The demonstration was also witnessed by Rebecca K. Cockrell, director of the Mississippi Academy for Simulation Training at the University of Mississippi Medical Center and director of the Ball Simulation Center at Hinds Community College. Cockrell collaborated with members of the PA program to help optimize the MC simulation center’s setup.
“We found in our training through Ms. Cockrell that the world of simulation is very unique in that we are all well suited to help each other,” Martin said. “We work collaboratively, share ideas freely, and share cases freely.
“There’s a huge amount of resources available, and it’s helpful to us as a new center to have access to those readily available sources that get us up to speed faster.”
That collaboration extends across the MC campus, too.
“One of our strengths at Mississippi College is we have a positive spirit of collaboration with our coworkers,” Martin said. “That especially includes our School of Nursing. They’ve been very gracious in incorporating us in their simulations, such as in their birthing model. They have simulated hospital rooms and other resources. They’ve had our students over and have taught them directly. We’d like to be able to do the same.

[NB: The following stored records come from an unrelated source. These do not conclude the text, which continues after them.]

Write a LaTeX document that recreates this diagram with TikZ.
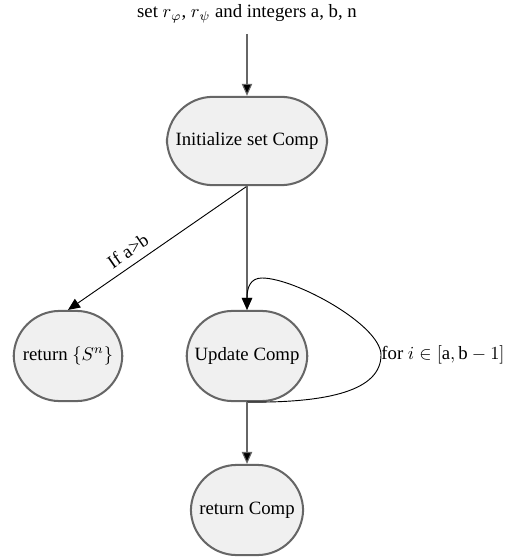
\documentclass[tikz,border=0pt]{standalone}
\usepackage{fontspec}
\setmainfont{Liberation Serif}
\usetikzlibrary{arrows.meta}
\definecolor{nodeborder}{HTML}{666666}
\definecolor{nodefill}{HTML}{F0F0F0}
\definecolor{linegray}{HTML}{666666}
\begin{document}
\begin{tikzpicture}[x=0.5435pt,y=-0.5435pt,
  term/.style={draw=nodeborder, fill=nodefill, line width=1.1pt, rounded corners=25pt,
    minimum height=49pt, inner sep=2pt, font=\fontsize{10.2}{12}\selectfont},
  tip/.style={-{Triangle[length=6.5pt,width=5.6pt,fill=black]}},
  garrow/.style={tip, draw=linegray, line width=0.6pt},
  barrow/.style={tip, draw=black, line width=0.5pt},
  lbl/.style={font=\fontsize{10.2}{12}\selectfont, inner sep=1pt}]
\useasboundingbox (0,0) rectangle (524,559);
\node[lbl] (input) at (247,14) {set $r_\varphi$, $r_\psi$ and integers a, b, n};
\node[term, minimum width=87pt, minimum height=48pt] (init) at (247,141) {Initialize set Comp};
\node[term, minimum width=59pt] (rets) at (68,356) {return $\{S^n\}$};
\node[term, minimum width=65.5pt] (upd) at (247,356) {Update Comp};
\node[term, minimum width=61pt] (retc) at (247,510) {return Comp};
\coordinate (top) at (247,34);
\coordinate (loopR) at (381,355);
\coordinate (loopT) at (262,278);
\draw[garrow] (top) -- (init.north);
\draw[barrow] (init.south) -- node[lbl, pos=0.62, sloped, above=3pt] {If a>b} (rets.north);
\draw[garrow] (init.south) -- (upd.north);
\draw[barrow] (upd.south) .. controls (330,403) and (381,390) .. (loopR)
  .. controls (381,325) and (295,278) .. (loopT)
  .. controls (250,278) and (247,288) .. (upd.north);
\node[lbl, anchor=west, inner sep=0pt] (looplbl) at (loopR) {for $i\in[\mathrm{a},\mathrm{b}-1]$};
\draw[garrow] (upd.south) -- (retc.north);
\end{tikzpicture}
\end{document}
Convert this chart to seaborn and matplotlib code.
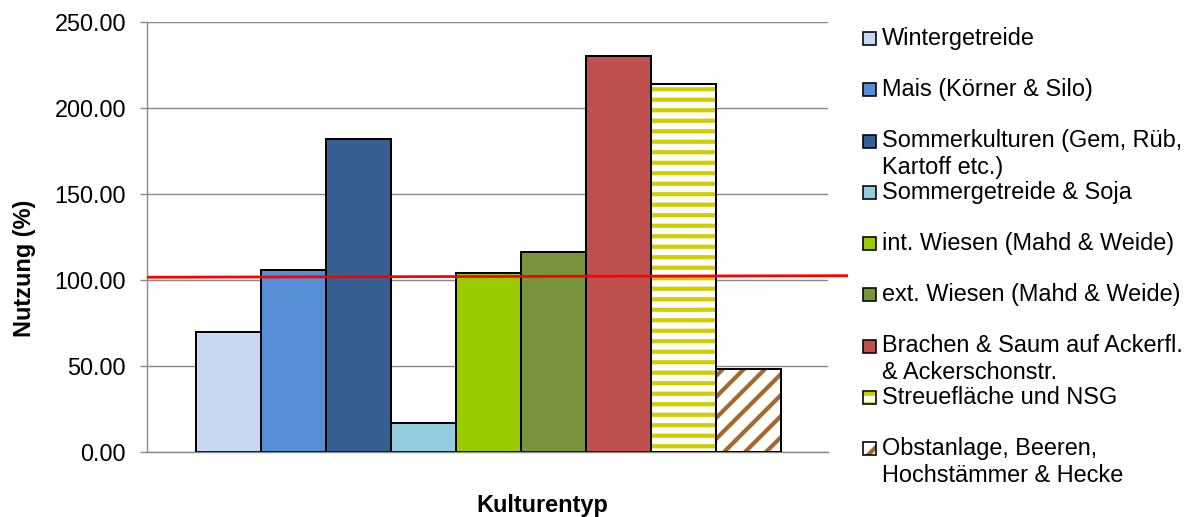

“We’d like to have collaborative events with PA students and nursing students working side-by-side in this simulation center, where they’re free to learn and make mistakes, but not feel bad. This gives them the opportunity to learn these critical skills and have them work together as a team. We’re happy about that.”
Although the center has only recently opened for PA students, Martin said his team is already eyeing expansion.
“We have enough room for a second bay, so at some point, we’d like to add another type of mannequin or some other aid,” he said. “That’s why we call this a center, because the simulation centers on a number of modalities to help train our students.
“Our dream is that someday, we will have a health science center where we can put all of the health science groups together in one building and work even more easily together.”